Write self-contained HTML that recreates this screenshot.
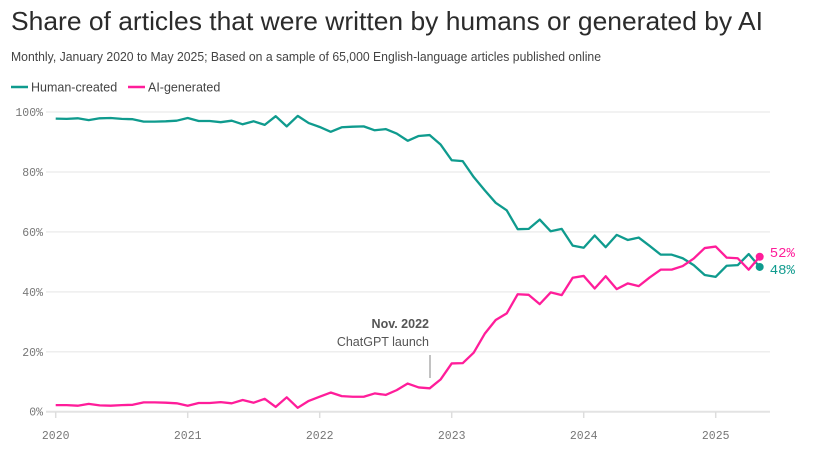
<!DOCTYPE html>
<html><head><meta charset="utf-8"><style>
body{margin:0;background:#fff;}
svg{display:block;font-family:"Liberation Sans",sans-serif;}
.mono{font-family:"Liberation Mono",monospace;}
</style></head><body>
<svg id="chart" width="817" height="456">
<text x="11" y="30" font-size="26" fill="#2b2b2b" textLength="752" lengthAdjust="spacingAndGlyphs">Share of articles that were written by humans or generated by AI</text>
<text x="11" y="61" font-size="12.5" fill="#444" textLength="590" lengthAdjust="spacingAndGlyphs">Monthly, January 2020 to May 2025; Based on a sample of 65,000 English-language articles published online</text>
<g>
<line x1="11" y1="87" x2="28" y2="87" stroke="#0f9b8e" stroke-width="2.5"/>
<text x="31" y="91.5" font-size="12.5" fill="#444">Human-created</text>
<line x1="128" y1="87" x2="145" y2="87" stroke="#ff1d9a" stroke-width="2.5"/>
<text x="148" y="91.5" font-size="12.5" fill="#444">AI-generated</text>
</g>
<g id="grid"></g><g id="xaxis"></g><g id="lines"></g>
<g>
<text x="429" y="328" font-size="12.5" font-weight="bold" fill="#555" text-anchor="end">Nov. 2022</text>
<text x="429" y="346" font-size="12.5" fill="#555" text-anchor="end">ChatGPT launch</text>
<line x1="430" y1="355" x2="430" y2="378" stroke="#999" stroke-width="1.2"/>
</g>
</svg>
<script>
const human=[97.8,97.7,97.9,97.3,97.9,98,97.7,97.6,96.8,96.8,96.9,97.1,
98,97,97,96.6,97.1,95.9,96.9,95.7,98.6,95.2,98.7,96.3,
95,93.4,94.9,95.1,95.2,93.9,94.3,92.8,90.4,92,92.3,89.1,
83.9,83.6,78.3,73.9,69.7,67.2,60.9,61,64.1,60.2,61,55.4,
54.7,58.8,54.9,59,57.3,58.1,55.3,52.4,52.4,51.2,48.9,45.6,
45,48.7,48.9,52.6,48.3];
const ai=[2.2,2.2,2,2.6,2.1,2,2.2,2.3,3.1,3.1,3,2.8,
2,2.9,2.9,3.2,2.8,3.9,3,4.3,1.6,4.8,1.3,3.6,
5,6.4,5.2,5,5,6.1,5.6,7.2,9.4,8.1,7.8,10.8,
16.1,16.2,19.7,26,30.6,32.8,39.2,39,35.9,39.8,38.9,44.7,
45.3,41.1,45.2,40.9,42.8,41.9,44.8,47.4,47.4,48.6,51.1,54.6,
55.1,51.4,51.2,47.4,51.7];
const yTicks=[0,20,40,60,80,100];
const years=[2020,2021,2022,2023,2024,2025];
const finalLabels=["48%","52%"];
const NS="http://www.w3.org/2000/svg";
const x=i=>55.7+i*11;
const y=v=>411.7-v*2.997;
function mk(t,a,p){const e=document.createElementNS(NS,t);for(const k in a)e.setAttribute(k,a[k]);p.appendChild(e);return e;}
const g=document.getElementById('grid'),xa=document.getElementById('xaxis'),L=document.getElementById('lines');
yTicks.forEach(t=>{
 const l=mk('line',{x1:46,x2:770,y1:y(t),y2:y(t),stroke:t===0?'#e3e3e3':'#eeeeee','stroke-width':t===0?2:1.5},g);
 
 
 const tx=mk('text',{x:43,y:y(t)+4,'font-size':11.5,fill:'#777','text-anchor':'end',class:'mono'},g);
 tx.textContent=t+'%';
 
 
});
years.forEach((yr,k)=>{
 const xx=x(k*12);
 const l=mk('line',{x1:xx,x2:xx,y1:412,y2:418,stroke:'#ddd','stroke-width':1.5},xa);
 
 
 const tx=mk('text',{x:xx,y:439,'font-size':11.5,fill:'#777','text-anchor':'middle',class:'mono'},xa);
 tx.textContent=yr;
 
 
});
function series(arr,col,name,lab,dy){
 const p=mk('polyline',{points:arr.map((v,i)=>x(i)+','+y(v)).join(' '),fill:'none',stroke:col,'stroke-width':2.3,'stroke-linejoin':'round'},L);
 
 
 const n=arr.length-1;
 const c=mk('circle',{cx:x(n),cy:y(arr[n]),r:4,fill:col},L);
 
 
 const t=mk('text',{x:x(n)+10,y:y(arr[n])+dy,'font-size':14,fill:col,class:'mono'},L);
 t.textContent=lab;
 
 
}
series(human,'#0f9b8e','human',finalLabels[0],7);
series(ai,'#ff1d9a','ai',finalLabels[1],0);
</script>
</body></html>
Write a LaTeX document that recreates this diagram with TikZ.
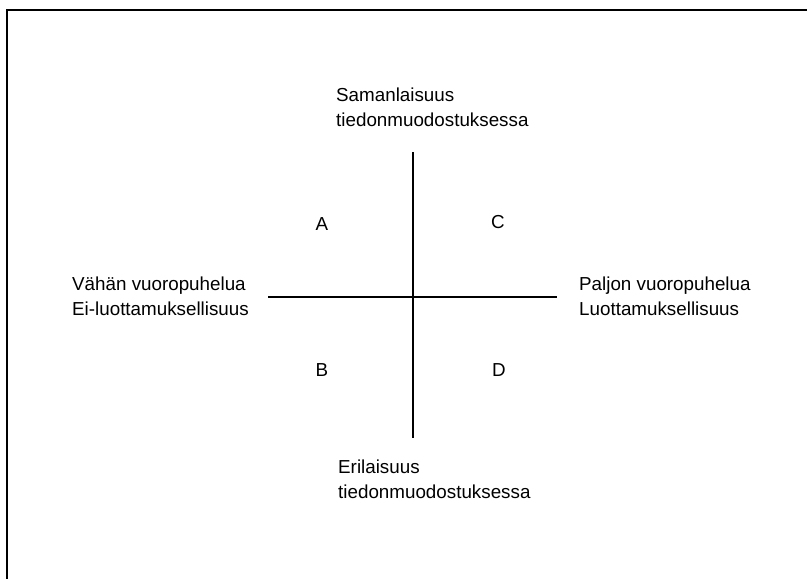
\documentclass[tikz,border=0pt]{standalone}
\usepackage{fontspec}
\setmainfont{Liberation Sans}
\usetikzlibrary{positioning}

\begin{document}
\begin{tikzpicture}[x=1pt, y=-1pt,
  axislabel/.style={align=left, inner sep=0pt, anchor=north west,
                    font=\fontsize{18.8}{25}\selectfont},
  quadrant/.style={inner sep=0pt, font=\fontsize{18.8}{25}\selectfont},
  axisline/.style={line width=1.5pt}
]
\useasboundingbox (0,0) rectangle (807,579);
% ---- frame: only its top and left edge are in view ----
\draw[line width=1.5pt] (7,579) -- (7,10) -- (807,10);
% ---- the two axes ----
\coordinate (N) at (413,152);
\coordinate (S) at (413,438);
\coordinate (W) at (268,297);
\coordinate (E) at (557,297);
\draw[axisline] (N) -- (S);
\draw[axisline] (W) -- (E);
% ---- axis ends ----
\node[axislabel] (top) at (336,88) {Samanlaisuus\\tiedonmuodostuksessa};
\node[axislabel] (bottom) at (338,460) {Erilaisuus\\tiedonmuodostuksessa};
\node[axislabel] (left) at (72,277) {Vähän vuoropuhelua\\Ei-luottamuksellisuus};
\node[axislabel] (right) at (579,277) {Paljon vuoropuhelua\\Luottamuksellisuus};
% ---- quadrants ----
\node[quadrant] (A) at (322,224) {A};
\node[quadrant] (C) at (498,222) {C};
\node[quadrant] (B) at (322,370) {B};
\node[quadrant] (D) at (499,370) {D};
\end{tikzpicture}
\end{document}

********************

● **Set problem**:
Every entry should be returned exactly as written, minus the pictures.

● **The answer**:
Write self-contained HTML that recreates this screenshot.
<!DOCTYPE html>
<html><head><meta charset="utf-8"><style>
body{margin:0;background:#fff;}
svg{display:block;font-family:"Liberation Sans",sans-serif;}
.mono{font-family:"Liberation Mono",monospace;}
</style></head><body>
<svg id="chart" width="817" height="456">
<text x="11" y="30" font-size="26" fill="#2b2b2b" textLength="752" lengthAdjust="spacingAndGlyphs">Share of articles that were written by humans or generated by AI</text>
<text x="11" y="61" font-size="12.5" fill="#444" textLength="590" lengthAdjust="spacingAndGlyphs">Monthly, January 2020 to May 2025; Based on a sample of 65,000 English-language articles published online</text>
<g>
<line x1="11" y1="87" x2="28" y2="87" stroke="#0f9b8e" stroke-width="2.5"/>
<text x="31" y="91.5" font-size="12.5" fill="#444">Human-created</text>
<line x1="128" y1="87" x2="145" y2="87" stroke="#ff1d9a" stroke-width="2.5"/>
<text x="148" y="91.5" font-size="12.5" fill="#444">AI-generated</text>
</g>
<g id="grid"></g><g id="xaxis"></g><g id="lines"></g>
<g>
<text x="429" y="328" font-size="12.5" font-weight="bold" fill="#555" text-anchor="end">Nov. 2022</text>
<text x="429" y="346" font-size="12.5" fill="#555" text-anchor="end">ChatGPT launch</text>
<line x1="430" y1="355" x2="430" y2="378" stroke="#999" stroke-width="1.2"/>
</g>
</svg>
<script>
const human=[97.8,97.7,97.9,97.3,97.9,98,97.7,97.6,96.8,96.8,96.9,97.1,
98,97,97,96.6,97.1,95.9,96.9,95.7,98.6,95.2,98.7,96.3,
95,93.4,94.9,95.1,95.2,93.9,94.3,92.8,90.4,92,92.3,89.1,
83.9,83.6,78.3,73.9,69.7,67.2,60.9,61,64.1,60.2,61,55.4,
54.7,58.8,54.9,59,57.3,58.1,55.3,52.4,52.4,51.2,48.9,45.6,
45,48.7,48.9,52.6,48.3];
const ai=[2.2,2.2,2,2.6,2.1,2,2.2,2.3,3.1,3.1,3,2.8,
2,2.9,2.9,3.2,2.8,3.9,3,4.3,1.6,4.8,1.3,3.6,
5,6.4,5.2,5,5,6.1,5.6,7.2,9.4,8.1,7.8,10.8,
16.1,16.2,19.7,26,30.6,32.8,39.2,39,35.9,39.8,38.9,44.7,
45.3,41.1,45.2,40.9,42.8,41.9,44.8,47.4,47.4,48.6,51.1,54.6,
55.1,51.4,51.2,47.4,51.7];
const yTicks=[0,20,40,60,80,100];
const years=[2020,2021,2022,2023,2024,2025];
const finalLabels=["48%","52%"];
const NS="http://www.w3.org/2000/svg";
const x=i=>55.7+i*11;
const y=v=>411.7-v*2.997;
function mk(t,a,p){const e=document.createElementNS(NS,t);for(const k in a)e.setAttribute(k,a[k]);p.appendChild(e);return e;}
const g=document.getElementById('grid'),xa=document.getElementById('xaxis'),L=document.getElementById('lines');
yTicks.forEach(t=>{
 const l=mk('line',{x1:46,x2:770,y1:y(t),y2:y(t),stroke:t===0?'#e3e3e3':'#eeeeee','stroke-width':t===0?2:1.5},g);
 
 
 const tx=mk('text',{x:43,y:y(t)+4,'font-size':11.5,fill:'#777','text-anchor':'end',class:'mono'},g);
 tx.textContent=t+'%';
 
 
});
years.forEach((yr,k)=>{
 const xx=x(k*12);
 const l=mk('line',{x1:xx,x2:xx,y1:412,y2:418,stroke:'#ddd','stroke-width':1.5},xa);
 
 
 const tx=mk('text',{x:xx,y:439,'font-size':11.5,fill:'#777','text-anchor':'middle',class:'mono'},xa);
 tx.textContent=yr;
 
 
});
function series(arr,col,name,lab,dy){
 const p=mk('polyline',{points:arr.map((v,i)=>x(i)+','+y(v)).join(' '),fill:'none',stroke:col,'stroke-width':2.3,'stroke-linejoin':'round'},L);
 
 
 const n=arr.length-1;
 const c=mk('circle',{cx:x(n),cy:y(arr[n]),r:4,fill:col},L);
 
 
 const t=mk('text',{x:x(n)+10,y:y(arr[n])+dy,'font-size':14,fill:col,class:'mono'},L);
 t.textContent=lab;
 
 
}
series(human,'#0f9b8e','human',finalLabels[0],7);
series(ai,'#ff1d9a','ai',finalLabels[1],0);
</script>
</body></html>
Write a LaTeX document that recreates this diagram with TikZ.
\documentclass[tikz,border=0pt]{standalone}
\usepackage{fontspec}
\setmainfont{Liberation Sans}
\usetikzlibrary{positioning}

\begin{document}
\begin{tikzpicture}[x=1pt, y=-1pt,
  axislabel/.style={align=left, inner sep=0pt, anchor=north west,
                    font=\fontsize{18.8}{25}\selectfont},
  quadrant/.style={inner sep=0pt, font=\fontsize{18.8}{25}\selectfont},
  axisline/.style={line width=1.5pt}
]
\useasboundingbox (0,0) rectangle (807,579);
% ---- frame: only its top and left edge are in view ----
\draw[line width=1.5pt] (7,579) -- (7,10) -- (807,10);
% ---- the two axes ----
\coordinate (N) at (413,152);
\coordinate (S) at (413,438);
\coordinate (W) at (268,297);
\coordinate (E) at (557,297);
\draw[axisline] (N) -- (S);
\draw[axisline] (W) -- (E);
% ---- axis ends ----
\node[axislabel] (top) at (336,88) {Samanlaisuus\\tiedonmuodostuksessa};
\node[axislabel] (bottom) at (338,460) {Erilaisuus\\tiedonmuodostuksessa};
\node[axislabel] (left) at (72,277) {Vähän vuoropuhelua\\Ei-luottamuksellisuus};
\node[axislabel] (right) at (579,277) {Paljon vuoropuhelua\\Luottamuksellisuus};
% ---- quadrants ----
\node[quadrant] (A) at (322,224) {A};
\node[quadrant] (C) at (498,222) {C};
\node[quadrant] (B) at (322,370) {B};
\node[quadrant] (D) at (499,370) {D};
\end{tikzpicture}
\end{document}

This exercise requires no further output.